→ Required task
Search the data below for "this"; list each line that holds it.

[BEGIN Exercise materials]

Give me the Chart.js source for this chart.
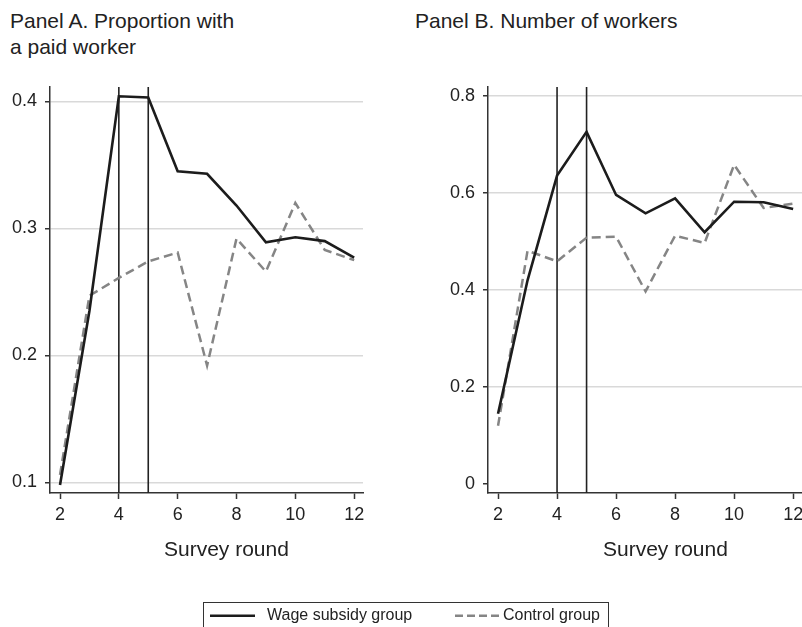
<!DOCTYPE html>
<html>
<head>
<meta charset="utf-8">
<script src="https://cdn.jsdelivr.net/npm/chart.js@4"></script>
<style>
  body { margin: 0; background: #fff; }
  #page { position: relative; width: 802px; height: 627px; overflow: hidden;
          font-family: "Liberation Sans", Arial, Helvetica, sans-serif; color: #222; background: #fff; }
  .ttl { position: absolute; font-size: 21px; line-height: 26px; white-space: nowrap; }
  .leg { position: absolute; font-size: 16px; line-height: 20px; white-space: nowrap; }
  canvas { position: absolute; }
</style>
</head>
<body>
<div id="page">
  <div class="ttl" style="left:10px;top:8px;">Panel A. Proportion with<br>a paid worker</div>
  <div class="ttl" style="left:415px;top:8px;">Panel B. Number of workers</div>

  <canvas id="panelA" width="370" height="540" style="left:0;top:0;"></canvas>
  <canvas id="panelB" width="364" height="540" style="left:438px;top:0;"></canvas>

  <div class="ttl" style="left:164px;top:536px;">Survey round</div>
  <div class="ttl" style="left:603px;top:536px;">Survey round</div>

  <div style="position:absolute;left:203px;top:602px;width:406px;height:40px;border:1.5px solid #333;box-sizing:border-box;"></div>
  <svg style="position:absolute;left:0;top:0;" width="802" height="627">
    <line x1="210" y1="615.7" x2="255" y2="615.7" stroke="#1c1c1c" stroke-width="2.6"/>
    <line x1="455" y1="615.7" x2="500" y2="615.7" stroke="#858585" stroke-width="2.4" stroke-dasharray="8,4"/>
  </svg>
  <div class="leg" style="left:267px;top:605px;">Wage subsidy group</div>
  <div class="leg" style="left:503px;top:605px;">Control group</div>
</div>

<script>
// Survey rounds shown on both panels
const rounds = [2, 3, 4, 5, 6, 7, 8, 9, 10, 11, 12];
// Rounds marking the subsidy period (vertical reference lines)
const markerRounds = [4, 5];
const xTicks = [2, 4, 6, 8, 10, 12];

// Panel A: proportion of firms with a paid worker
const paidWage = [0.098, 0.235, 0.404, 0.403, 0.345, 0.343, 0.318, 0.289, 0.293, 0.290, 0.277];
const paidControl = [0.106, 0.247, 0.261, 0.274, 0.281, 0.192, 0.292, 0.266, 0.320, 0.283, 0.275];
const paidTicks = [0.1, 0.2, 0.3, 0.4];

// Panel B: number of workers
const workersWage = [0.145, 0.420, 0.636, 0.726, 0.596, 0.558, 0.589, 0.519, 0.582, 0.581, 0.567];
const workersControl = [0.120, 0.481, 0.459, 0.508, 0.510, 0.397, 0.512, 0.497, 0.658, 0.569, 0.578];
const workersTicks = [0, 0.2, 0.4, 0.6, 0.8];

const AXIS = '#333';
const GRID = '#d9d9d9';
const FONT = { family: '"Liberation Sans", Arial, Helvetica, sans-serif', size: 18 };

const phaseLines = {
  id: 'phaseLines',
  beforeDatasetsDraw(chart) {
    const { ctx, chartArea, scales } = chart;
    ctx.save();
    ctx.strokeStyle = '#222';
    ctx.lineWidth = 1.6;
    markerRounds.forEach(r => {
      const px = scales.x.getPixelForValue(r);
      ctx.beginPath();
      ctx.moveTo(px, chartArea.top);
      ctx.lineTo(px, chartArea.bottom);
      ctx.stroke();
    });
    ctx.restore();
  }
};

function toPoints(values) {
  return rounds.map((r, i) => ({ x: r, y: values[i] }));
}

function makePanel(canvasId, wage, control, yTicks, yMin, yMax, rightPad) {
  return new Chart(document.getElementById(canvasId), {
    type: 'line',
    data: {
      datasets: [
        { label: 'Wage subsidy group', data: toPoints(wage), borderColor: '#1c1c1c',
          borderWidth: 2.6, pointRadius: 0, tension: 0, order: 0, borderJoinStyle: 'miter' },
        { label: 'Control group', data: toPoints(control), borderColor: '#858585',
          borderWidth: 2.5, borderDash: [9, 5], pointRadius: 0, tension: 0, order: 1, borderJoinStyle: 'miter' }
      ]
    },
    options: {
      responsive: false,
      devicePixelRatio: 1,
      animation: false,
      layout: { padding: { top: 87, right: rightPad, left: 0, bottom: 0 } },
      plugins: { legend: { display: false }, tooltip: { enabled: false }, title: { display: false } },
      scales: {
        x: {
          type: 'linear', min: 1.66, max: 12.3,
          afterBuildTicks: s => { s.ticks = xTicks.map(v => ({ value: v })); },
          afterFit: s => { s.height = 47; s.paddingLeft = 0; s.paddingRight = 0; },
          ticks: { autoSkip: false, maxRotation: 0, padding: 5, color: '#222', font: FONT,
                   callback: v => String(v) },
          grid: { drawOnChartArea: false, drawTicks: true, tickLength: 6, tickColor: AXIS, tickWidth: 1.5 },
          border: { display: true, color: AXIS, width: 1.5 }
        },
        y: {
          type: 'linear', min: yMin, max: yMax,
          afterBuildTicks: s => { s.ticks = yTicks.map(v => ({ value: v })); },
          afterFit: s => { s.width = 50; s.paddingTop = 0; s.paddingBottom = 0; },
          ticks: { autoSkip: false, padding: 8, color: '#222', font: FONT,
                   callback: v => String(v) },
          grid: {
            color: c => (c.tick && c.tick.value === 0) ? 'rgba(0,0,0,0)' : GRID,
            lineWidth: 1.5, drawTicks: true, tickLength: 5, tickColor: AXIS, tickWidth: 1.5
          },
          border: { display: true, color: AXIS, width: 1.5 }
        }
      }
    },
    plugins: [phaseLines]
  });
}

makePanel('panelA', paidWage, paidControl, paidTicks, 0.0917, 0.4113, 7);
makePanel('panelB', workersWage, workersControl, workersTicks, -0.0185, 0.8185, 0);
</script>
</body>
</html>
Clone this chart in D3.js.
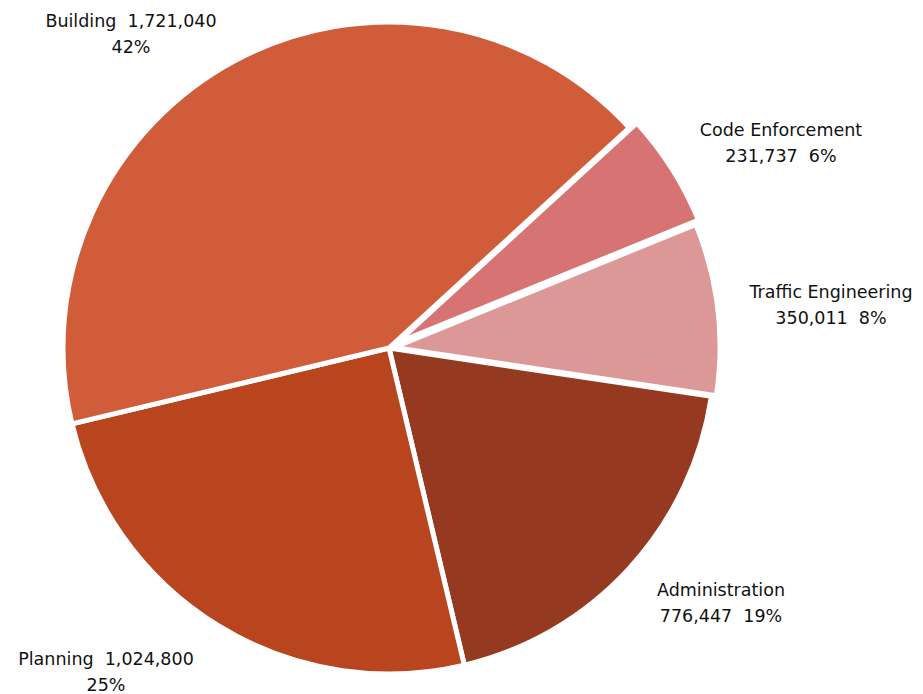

[END Exercise materials]

→ Full response
Give me the Chart.js source for this chart.
Clone this chart in D3.js.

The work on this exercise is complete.